--- start of Available data ---

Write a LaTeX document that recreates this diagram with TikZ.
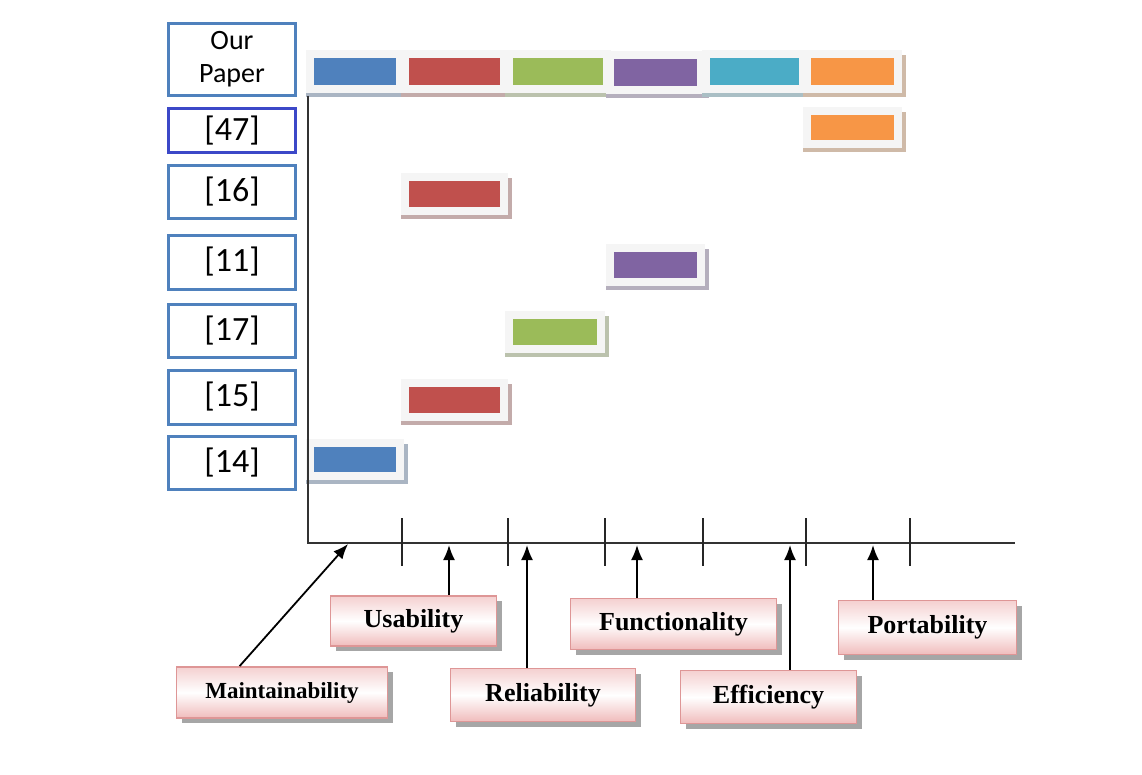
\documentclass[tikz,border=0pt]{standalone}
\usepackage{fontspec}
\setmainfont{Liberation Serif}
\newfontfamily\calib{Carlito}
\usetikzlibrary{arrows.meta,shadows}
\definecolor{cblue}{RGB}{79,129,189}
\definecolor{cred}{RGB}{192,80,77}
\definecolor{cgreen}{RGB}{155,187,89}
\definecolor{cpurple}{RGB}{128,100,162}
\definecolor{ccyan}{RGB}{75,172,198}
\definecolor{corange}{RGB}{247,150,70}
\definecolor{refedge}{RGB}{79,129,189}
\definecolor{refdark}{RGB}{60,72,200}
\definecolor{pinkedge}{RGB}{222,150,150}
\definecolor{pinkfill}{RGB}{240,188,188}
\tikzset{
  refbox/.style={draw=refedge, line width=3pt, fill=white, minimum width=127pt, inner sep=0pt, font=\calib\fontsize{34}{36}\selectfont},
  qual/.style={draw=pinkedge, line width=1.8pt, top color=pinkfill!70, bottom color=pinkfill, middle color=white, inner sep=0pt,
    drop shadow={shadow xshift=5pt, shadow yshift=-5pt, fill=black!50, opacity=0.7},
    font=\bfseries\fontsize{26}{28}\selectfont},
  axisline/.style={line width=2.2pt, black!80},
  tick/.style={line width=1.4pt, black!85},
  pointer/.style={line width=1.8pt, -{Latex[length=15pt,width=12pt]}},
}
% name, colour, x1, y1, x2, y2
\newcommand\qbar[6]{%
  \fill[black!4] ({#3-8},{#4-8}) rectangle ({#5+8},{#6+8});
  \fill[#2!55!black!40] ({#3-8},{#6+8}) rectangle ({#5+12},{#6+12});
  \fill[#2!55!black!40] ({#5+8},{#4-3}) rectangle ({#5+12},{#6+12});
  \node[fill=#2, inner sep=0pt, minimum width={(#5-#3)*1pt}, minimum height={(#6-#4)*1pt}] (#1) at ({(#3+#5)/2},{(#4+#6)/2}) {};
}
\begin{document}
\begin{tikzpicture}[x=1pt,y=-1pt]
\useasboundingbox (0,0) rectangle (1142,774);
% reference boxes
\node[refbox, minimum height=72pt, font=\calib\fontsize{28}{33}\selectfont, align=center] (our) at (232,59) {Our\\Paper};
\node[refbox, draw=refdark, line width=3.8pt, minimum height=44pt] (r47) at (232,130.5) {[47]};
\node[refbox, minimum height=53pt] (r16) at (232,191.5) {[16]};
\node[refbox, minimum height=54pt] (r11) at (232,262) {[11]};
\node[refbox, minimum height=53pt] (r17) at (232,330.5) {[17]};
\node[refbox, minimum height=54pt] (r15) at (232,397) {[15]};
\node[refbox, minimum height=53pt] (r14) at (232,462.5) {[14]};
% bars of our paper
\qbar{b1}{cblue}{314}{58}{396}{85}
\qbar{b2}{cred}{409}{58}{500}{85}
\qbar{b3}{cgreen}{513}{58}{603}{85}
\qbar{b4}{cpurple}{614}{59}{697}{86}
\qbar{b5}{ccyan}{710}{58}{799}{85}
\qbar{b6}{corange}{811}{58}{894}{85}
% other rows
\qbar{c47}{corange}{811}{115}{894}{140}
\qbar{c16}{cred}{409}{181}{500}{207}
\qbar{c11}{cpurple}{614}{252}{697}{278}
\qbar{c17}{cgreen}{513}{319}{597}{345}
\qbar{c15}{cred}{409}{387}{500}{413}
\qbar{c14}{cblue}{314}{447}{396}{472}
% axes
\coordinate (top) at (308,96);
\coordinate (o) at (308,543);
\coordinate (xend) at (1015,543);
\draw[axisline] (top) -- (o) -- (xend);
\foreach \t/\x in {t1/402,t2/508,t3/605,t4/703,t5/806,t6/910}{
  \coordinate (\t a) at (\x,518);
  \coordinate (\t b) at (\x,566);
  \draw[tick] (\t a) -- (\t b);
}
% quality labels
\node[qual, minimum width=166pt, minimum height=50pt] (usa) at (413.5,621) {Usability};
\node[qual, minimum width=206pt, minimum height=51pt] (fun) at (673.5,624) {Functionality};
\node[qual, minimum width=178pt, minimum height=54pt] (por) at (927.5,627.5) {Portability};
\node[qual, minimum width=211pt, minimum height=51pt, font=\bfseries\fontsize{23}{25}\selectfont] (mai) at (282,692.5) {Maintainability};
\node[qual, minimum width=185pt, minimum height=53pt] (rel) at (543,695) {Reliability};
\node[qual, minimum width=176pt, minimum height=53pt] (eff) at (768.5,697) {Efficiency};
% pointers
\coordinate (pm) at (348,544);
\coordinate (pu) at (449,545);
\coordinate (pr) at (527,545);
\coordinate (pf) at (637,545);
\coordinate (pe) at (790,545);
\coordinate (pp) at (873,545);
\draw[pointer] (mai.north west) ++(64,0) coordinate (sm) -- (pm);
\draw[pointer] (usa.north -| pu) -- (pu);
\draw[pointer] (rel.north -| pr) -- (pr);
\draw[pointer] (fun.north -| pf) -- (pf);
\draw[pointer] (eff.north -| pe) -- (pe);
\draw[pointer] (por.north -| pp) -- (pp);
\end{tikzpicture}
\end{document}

--- end of Available data ---
--- start of Available data ---

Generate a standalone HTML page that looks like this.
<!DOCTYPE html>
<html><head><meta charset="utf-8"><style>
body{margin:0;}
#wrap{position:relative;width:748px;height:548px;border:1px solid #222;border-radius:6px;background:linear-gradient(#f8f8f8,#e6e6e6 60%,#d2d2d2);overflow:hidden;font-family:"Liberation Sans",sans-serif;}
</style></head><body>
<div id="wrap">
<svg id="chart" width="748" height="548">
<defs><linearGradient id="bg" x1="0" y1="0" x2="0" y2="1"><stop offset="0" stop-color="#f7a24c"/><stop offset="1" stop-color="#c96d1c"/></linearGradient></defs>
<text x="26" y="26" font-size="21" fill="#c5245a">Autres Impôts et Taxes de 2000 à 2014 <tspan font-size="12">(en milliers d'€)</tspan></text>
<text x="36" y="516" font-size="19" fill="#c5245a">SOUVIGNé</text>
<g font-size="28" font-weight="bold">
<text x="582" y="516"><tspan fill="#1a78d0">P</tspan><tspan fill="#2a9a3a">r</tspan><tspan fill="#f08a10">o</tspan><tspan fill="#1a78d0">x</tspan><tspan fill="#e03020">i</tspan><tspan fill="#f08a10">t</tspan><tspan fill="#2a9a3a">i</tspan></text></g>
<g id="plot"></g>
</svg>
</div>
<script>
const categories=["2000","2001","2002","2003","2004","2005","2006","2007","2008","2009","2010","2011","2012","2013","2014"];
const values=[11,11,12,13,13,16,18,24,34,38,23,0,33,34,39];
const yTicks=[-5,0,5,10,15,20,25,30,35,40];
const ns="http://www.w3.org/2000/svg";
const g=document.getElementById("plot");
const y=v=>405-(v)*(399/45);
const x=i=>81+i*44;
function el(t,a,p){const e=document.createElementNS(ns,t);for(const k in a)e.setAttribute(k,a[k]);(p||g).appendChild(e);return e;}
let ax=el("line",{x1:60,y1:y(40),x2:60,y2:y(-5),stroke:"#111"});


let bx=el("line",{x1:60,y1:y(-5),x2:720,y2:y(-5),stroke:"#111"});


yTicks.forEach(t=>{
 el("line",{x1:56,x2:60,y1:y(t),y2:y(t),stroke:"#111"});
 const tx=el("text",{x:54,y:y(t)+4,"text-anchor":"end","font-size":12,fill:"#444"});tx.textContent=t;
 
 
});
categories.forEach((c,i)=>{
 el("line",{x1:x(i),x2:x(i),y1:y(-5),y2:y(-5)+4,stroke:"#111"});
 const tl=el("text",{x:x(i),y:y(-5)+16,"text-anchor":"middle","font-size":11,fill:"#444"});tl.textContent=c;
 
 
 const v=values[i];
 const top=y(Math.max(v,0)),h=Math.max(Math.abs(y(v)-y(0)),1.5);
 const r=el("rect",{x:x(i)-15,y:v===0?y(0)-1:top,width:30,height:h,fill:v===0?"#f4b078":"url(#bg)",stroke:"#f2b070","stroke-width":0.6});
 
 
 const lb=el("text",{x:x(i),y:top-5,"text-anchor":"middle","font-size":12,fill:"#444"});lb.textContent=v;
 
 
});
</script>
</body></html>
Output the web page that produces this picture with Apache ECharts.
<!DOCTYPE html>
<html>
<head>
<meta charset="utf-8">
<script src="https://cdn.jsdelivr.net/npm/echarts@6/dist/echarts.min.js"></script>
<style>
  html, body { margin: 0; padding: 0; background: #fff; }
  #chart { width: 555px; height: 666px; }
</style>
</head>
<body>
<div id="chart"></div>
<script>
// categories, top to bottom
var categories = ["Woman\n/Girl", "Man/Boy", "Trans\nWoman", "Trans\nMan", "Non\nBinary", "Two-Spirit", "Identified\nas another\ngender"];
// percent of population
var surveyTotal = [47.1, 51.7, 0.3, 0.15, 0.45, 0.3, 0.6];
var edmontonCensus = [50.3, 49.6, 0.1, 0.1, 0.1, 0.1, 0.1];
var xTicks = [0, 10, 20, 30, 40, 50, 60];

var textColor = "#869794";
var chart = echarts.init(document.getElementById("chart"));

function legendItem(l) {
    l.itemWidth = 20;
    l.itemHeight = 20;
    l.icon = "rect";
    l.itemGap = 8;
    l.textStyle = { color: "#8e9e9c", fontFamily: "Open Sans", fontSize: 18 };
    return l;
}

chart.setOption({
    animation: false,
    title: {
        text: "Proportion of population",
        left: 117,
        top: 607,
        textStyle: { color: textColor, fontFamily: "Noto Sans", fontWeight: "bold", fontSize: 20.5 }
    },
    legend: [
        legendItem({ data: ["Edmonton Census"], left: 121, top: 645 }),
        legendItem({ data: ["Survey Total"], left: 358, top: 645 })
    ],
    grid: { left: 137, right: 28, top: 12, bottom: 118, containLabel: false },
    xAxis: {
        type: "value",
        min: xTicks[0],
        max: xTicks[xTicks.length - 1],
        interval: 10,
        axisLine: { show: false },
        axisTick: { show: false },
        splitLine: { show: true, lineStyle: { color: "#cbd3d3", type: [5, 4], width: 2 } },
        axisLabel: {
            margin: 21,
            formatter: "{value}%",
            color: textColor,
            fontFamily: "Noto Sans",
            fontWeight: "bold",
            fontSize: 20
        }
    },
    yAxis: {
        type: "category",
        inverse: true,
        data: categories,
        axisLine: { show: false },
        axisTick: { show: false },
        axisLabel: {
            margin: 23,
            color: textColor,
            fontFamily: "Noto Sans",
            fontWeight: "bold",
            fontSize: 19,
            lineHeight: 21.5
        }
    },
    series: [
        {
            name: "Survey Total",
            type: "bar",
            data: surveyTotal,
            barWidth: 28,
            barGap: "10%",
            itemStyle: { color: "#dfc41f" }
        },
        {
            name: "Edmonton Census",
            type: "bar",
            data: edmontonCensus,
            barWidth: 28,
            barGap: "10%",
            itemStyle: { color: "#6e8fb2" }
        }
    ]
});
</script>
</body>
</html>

--- end of Available data ---
--- start of Available data ---

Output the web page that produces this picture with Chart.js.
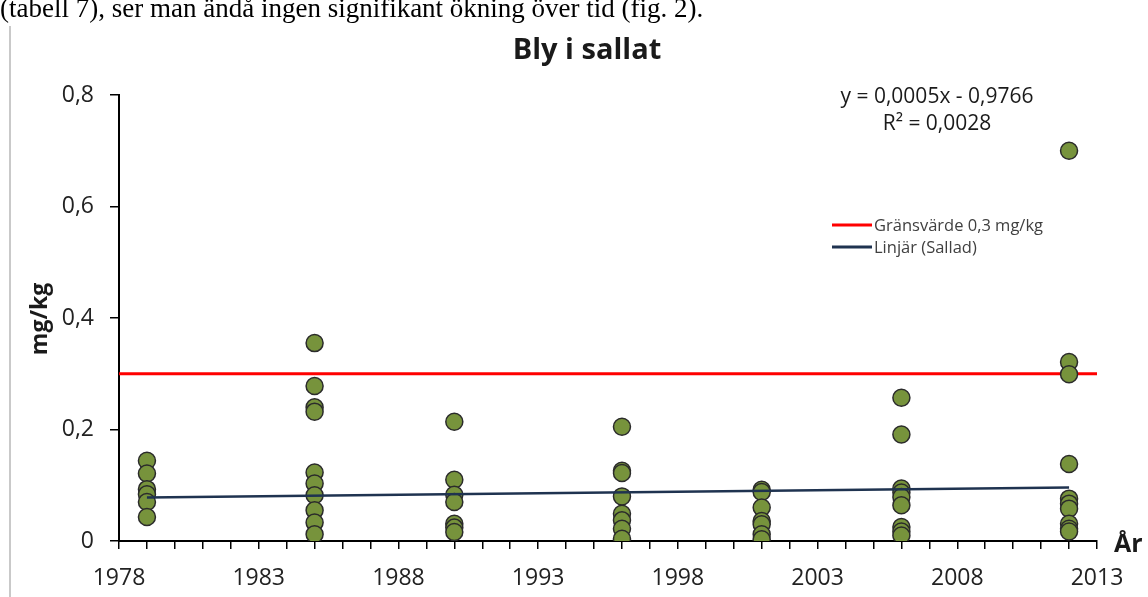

--- end of Available data ---

Aim of the task ▸
Select every line where the word "this" occurs.

The result ▸
Write a LaTeX document that recreates this diagram with TikZ.
Generate a standalone HTML page that looks like this.
Output the web page that produces this picture with Apache ECharts.
Output the web page that produces this picture with Chart.js.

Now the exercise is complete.